The SEC’s complaint alleges that Arthur Lamar Adams lied to investors by telling them that their money would be used by his company, Madison Timber Properties, to secure and harvest timber from various land owners located in Alabama, Florida and Mississippi. He also promised annual returns of 12% to 15%.
However, the SEC says that Madison Timber never obtained any harvesting rights. Rather, Adams allegedly forged deeds and cutting agreements as well as documents purportedly reflecting the value of the timber on the land. Adams also allegedly paid early investors with later investors’ funds and persuaded investors to roll over their investments.
According to the complaint, Adams used investors’ money for personal expenses and to develop an unrelated real estate project.
“Investors should be wary anytime they are promised high or consistently positive returns,” Richard Best, director of the SEC’s Atlanta Regional office, said in a statement. “We acted quickly in this case to protect the victims of the alleged Ponzi scheme by obtaining immediate injunctive relief and an asset freeze.”
The SEC’s complaint charges Adams and Madison Timber Properties with violating the antifraud provisions of the federal securities laws.

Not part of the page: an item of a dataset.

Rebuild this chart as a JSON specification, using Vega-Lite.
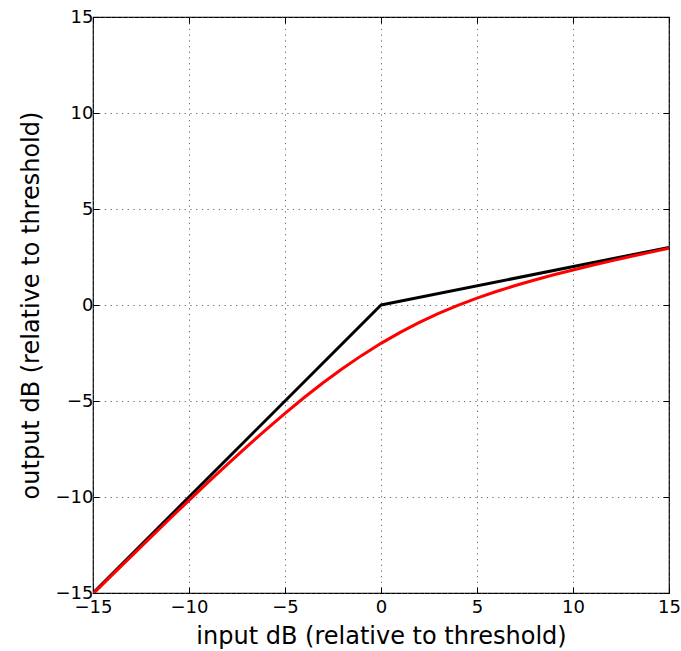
{
  "$schema": "https://vega.github.io/schema/vega-lite/v6.json",
  "width": 576,
  "height": 576,
  "autosize": {"type": "none"},
  "padding": {"left": 93, "top": 17, "right": 12, "bottom": 58},
  "background": "white",
  "config": {
    "font": "DejaVu Sans",
    "view": {"stroke": "black", "strokeWidth": 1.2},
    "axis": {
      "domain": false,
      "grid": true,
      "gridColor": "#555",
      "gridDash": [1.2, 4.5],
      "gridWidth": 1,
      "gridOpacity": 0.9,
      "tickColor": "black",
      "tickSize": -6,
      "tickWidth": 1,
      "labelFont": "DejaVu Sans",
      "labelFontSize": 18,
      "labelColor": "black",
      "labelFlush": false,
      "labelOverlap": false,
      "titleFont": "DejaVu Sans",
      "titleFontSize": 24,
      "titleFontWeight": "normal",
      "titleColor": "black"
    }
  },
  "datasets": {
    "hard": [
      {"x": -15, "y": -15}, {"x": 0, "y": 0}, {"x": 15, "y": 3}
    ],
    "soft": [
      {"x": -15, "y": -15.044}, {"x": -14, "y": -14.058}, {"x": -13, "y": -13.077},
      {"x": -12, "y": -12.101}, {"x": -11, "y": -11.133}, {"x": -10, "y": -10.174},
      {"x": -9, "y": -9.227}, {"x": -8, "y": -8.296}, {"x": -7, "y": -7.385},
      {"x": -6, "y": -6.498}, {"x": -5, "y": -5.641}, {"x": -4, "y": -4.82},
      {"x": -3, "y": -4.039}, {"x": -2, "y": -3.306}, {"x": -1, "y": -2.624},
      {"x": 0, "y": -1.996}, {"x": 1, "y": -1.424}, {"x": 2, "y": -0.906},
      {"x": 3, "y": -0.439}, {"x": 4, "y": -0.02}, {"x": 5, "y": 0.359},
      {"x": 6, "y": 0.702}, {"x": 7, "y": 1.015}, {"x": 8, "y": 1.303},
      {"x": 9, "y": 1.573}, {"x": 10, "y": 1.826}, {"x": 11, "y": 2.067},
      {"x": 12, "y": 2.299}, {"x": 13, "y": 2.524}, {"x": 14, "y": 2.742},
      {"x": 15, "y": 2.956}
    ]
  },
  "layer": [
    {
      "data": {"name": "hard"},
      "mark": {"type": "line", "color": "black", "strokeWidth": 3, "clip": true, "strokeJoin": "round"},
      "encoding": {
        "x": {"field": "x", "type": "quantitative", "scale": {"domain": [-15, 15], "nice": false, "zero": false},
          "axis": {"title": "input dB (relative to threshold)", "values": [-15, -10, -5, 0, 5, 10, 15], "labelPadding": 11, "titlePadding": 8}},
        "y": {"field": "y", "type": "quantitative", "scale": {"domain": [-15, 15], "nice": false, "zero": false},
          "axis": {"title": "output dB (relative to threshold)", "values": [-15, -10, -5, 0, 5, 10, 15], "labelPadding": 6, "titlePadding": 12}}
      }
    },
    {
      "data": {"name": "soft"},
      "mark": {"type": "line", "color": "#ff0000", "strokeWidth": 3, "clip": true},
      "encoding": {
        "x": {"field": "x", "type": "quantitative", "scale": {"domain": [-15, 15], "nice": false, "zero": false},
          "axis": {"orient": "top", "title": null, "labels": false, "grid": false, "values": [-15, -10, -5, 0, 5, 10, 15]}},
        "y": {"field": "y", "type": "quantitative", "scale": {"domain": [-15, 15], "nice": false, "zero": false},
          "axis": {"orient": "right", "title": null, "labels": false, "grid": false, "values": [-15, -10, -5, 0, 5, 10, 15]}}
      }
    }
  ],
  "resolve": {"axis": {"x": "independent", "y": "independent"}}
}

The court granted the SEC’s request for an asset freeze, permanently enjoined Madison Timber and Adams from violating the antifraud provisions of the federal securities laws, and ordered Adams to surrender his passport. Adams and Madison Timber consented to the entry of the court order.
In a parallel action, the U.S. Attorney’s Office for the Southern District of Mississippi announced criminal charges against Adams.

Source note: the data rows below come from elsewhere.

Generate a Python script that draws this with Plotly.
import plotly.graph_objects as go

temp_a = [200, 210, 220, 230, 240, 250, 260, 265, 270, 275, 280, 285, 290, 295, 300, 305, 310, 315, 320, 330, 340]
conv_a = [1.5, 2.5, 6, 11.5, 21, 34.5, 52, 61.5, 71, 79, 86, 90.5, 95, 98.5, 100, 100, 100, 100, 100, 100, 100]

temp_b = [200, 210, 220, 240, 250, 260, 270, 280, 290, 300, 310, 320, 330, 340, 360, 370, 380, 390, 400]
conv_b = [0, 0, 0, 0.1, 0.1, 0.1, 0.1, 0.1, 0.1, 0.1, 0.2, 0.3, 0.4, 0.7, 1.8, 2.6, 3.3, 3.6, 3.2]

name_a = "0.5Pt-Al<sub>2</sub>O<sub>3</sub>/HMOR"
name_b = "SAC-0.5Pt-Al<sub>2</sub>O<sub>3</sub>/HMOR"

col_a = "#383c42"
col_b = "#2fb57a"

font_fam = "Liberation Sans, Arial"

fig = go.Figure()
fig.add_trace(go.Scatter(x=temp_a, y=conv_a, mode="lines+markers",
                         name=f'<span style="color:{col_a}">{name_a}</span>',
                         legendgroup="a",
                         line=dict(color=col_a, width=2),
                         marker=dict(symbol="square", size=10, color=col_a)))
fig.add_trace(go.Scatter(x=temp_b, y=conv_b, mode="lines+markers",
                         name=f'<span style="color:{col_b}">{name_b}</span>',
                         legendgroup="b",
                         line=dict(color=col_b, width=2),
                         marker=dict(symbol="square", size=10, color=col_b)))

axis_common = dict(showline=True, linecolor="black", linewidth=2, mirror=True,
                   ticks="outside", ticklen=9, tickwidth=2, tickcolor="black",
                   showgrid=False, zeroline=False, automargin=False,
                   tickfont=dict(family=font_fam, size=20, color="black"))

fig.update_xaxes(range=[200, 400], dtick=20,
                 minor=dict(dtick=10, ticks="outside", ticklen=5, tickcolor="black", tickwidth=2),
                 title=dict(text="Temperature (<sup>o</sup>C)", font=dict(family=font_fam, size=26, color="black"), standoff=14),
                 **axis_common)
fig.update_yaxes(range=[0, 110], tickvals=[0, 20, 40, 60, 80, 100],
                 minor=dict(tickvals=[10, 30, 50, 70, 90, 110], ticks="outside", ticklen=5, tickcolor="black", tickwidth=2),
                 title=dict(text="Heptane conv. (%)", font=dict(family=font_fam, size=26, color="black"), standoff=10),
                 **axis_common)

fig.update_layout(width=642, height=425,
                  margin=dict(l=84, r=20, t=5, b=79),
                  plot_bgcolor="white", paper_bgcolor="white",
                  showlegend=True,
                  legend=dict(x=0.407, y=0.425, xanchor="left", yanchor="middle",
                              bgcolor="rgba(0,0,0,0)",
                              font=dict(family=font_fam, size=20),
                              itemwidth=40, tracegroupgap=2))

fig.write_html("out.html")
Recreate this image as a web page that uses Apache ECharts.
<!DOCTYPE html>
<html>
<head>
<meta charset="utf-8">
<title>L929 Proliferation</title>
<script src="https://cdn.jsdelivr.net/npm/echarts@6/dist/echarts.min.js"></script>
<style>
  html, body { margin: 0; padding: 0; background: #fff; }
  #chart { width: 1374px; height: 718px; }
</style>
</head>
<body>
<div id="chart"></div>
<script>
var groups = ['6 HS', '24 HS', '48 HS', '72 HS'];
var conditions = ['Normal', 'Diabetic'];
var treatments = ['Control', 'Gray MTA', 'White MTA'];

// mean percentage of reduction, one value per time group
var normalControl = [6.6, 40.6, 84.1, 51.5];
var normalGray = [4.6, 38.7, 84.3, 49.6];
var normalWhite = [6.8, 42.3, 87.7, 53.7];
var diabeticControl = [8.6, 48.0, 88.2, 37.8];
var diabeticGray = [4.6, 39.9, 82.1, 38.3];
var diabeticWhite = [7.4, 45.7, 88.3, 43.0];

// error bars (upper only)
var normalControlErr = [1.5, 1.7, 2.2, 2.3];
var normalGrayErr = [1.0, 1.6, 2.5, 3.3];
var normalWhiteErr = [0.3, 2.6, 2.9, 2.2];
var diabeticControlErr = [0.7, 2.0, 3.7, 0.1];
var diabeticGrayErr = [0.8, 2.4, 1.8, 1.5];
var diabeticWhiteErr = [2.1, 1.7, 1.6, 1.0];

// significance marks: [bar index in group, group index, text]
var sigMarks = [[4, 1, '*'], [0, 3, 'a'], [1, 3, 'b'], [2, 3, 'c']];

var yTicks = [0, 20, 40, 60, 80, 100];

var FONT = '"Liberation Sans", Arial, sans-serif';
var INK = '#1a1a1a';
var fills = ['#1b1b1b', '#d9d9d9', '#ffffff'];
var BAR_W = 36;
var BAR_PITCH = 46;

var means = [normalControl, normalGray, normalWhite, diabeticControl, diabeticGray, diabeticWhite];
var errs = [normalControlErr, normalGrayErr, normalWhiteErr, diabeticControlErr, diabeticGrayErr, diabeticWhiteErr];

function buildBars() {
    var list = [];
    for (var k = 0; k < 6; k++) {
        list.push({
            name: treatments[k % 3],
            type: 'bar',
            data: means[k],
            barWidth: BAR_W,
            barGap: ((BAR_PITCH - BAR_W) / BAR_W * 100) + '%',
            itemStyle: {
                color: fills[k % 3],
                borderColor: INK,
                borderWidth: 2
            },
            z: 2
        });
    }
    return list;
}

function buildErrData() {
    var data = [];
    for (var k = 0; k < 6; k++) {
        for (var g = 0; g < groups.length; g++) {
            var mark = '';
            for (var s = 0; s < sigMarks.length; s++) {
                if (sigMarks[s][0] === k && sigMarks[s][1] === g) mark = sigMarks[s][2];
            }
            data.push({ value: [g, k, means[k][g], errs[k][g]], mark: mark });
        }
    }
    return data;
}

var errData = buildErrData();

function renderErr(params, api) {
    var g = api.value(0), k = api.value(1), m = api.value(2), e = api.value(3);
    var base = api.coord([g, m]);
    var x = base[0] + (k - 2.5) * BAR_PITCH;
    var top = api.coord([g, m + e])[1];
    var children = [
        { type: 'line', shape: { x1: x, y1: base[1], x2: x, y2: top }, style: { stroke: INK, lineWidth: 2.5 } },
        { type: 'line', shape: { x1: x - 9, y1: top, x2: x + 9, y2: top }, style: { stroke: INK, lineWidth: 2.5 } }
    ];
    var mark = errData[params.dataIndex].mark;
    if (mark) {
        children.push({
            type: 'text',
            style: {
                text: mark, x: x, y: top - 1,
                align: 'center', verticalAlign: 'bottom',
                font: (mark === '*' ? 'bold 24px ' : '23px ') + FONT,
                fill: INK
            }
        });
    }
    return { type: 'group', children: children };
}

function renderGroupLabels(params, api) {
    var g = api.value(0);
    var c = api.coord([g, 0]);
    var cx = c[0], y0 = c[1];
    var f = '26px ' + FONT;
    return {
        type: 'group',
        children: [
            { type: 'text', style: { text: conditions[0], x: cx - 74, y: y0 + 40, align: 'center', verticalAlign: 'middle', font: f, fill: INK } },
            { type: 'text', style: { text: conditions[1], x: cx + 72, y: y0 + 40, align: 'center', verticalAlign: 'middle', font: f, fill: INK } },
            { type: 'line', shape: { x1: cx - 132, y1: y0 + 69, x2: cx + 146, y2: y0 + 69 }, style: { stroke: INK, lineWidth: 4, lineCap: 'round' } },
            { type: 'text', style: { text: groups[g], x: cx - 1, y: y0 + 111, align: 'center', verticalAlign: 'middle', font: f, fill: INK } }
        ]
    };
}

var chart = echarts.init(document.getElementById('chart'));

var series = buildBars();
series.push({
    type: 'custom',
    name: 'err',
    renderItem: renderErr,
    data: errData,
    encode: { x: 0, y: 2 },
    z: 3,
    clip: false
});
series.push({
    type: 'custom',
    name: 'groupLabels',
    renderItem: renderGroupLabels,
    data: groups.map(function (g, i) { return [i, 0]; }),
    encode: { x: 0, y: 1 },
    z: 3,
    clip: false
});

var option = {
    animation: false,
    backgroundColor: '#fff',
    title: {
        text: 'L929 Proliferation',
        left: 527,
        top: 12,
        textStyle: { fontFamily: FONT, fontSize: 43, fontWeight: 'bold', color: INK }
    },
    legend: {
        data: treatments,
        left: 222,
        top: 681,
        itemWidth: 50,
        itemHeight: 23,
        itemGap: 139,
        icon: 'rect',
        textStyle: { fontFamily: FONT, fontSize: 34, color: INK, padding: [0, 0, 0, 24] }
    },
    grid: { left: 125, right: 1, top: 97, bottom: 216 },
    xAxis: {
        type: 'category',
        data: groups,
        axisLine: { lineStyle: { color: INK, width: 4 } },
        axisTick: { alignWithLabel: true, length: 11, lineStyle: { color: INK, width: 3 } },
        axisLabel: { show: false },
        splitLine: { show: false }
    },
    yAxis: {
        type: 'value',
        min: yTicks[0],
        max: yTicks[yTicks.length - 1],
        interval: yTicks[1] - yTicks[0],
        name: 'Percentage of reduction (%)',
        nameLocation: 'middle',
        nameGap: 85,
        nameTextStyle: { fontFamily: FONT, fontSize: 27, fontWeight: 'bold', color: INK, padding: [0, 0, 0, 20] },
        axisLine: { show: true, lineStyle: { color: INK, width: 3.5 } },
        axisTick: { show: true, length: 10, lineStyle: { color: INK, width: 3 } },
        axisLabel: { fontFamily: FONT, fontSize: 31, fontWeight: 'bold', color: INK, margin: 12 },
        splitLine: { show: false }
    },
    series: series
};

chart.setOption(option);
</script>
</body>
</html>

SEC Charges Lawyer and 2 Others in Microcap Fraud Schemes
The SEC filed a civil injunctive action against a lawyer and two other individuals relating to two microcap schemes involving undisclosed “blank check” companies.
The SEC’s complaint alleges that attorney Diane Harrison and her husband, Michael Daniels, manufactured at least five microcap issuers with the undisclosed intent to sell them based on their status as public companies with purportedly unrestricted shares available for resale in the public markets.
According to the complaint, Daniels and Harrison created the false appearance that the companies were pursuing specific business plans with independent management and shareholders by installing friends and family (including defendant Catherine Bradaick-Zolla, who also provided other assistance to the fraud) as purported officers and shareholders. In reality, Daniels and Harrison controlled the shares.
According to the complaint, Daniels and Harrison sold four of the five companies to Andy Z. Fan of Las Vegas and, along with Bradaick-Zolla, continued to provide support to Fan.
For example, the SEC alleges that Daniels, Harrison and Bradaick-Zolla prepared false SEC filings, Harrison submitted false legal opinion letters, and Daniels and Bradaick-Zolla entered manipulative trades to artificially set the price of the stocks in the public market. The SEC previously issued a stop order on the public offering of the fifth company in Daniels and Harrison’s pipeline.
The SEC’s complaint also alleges that Harrison participated in a separate fraudulent scheme involving at least 11 undisclosed blank check companies secretly controlled by Alvin Mirman and Sheldon Rose. The SEC previously filed enforcement actions against Mirman and Rose, who were also convicted of criminal charges and sentenced to prison based on the same alleged conduct. According to the SEC’s complaint, Harrison provided at least 21 false legal opinion letters in furtherance of Mirman and Rose’s scheme.
The complaint seeks permanent injunctions, disgorgement with prejudgment interest, civil penalties, penny stock bars, and officer-and-director bars against each defendant.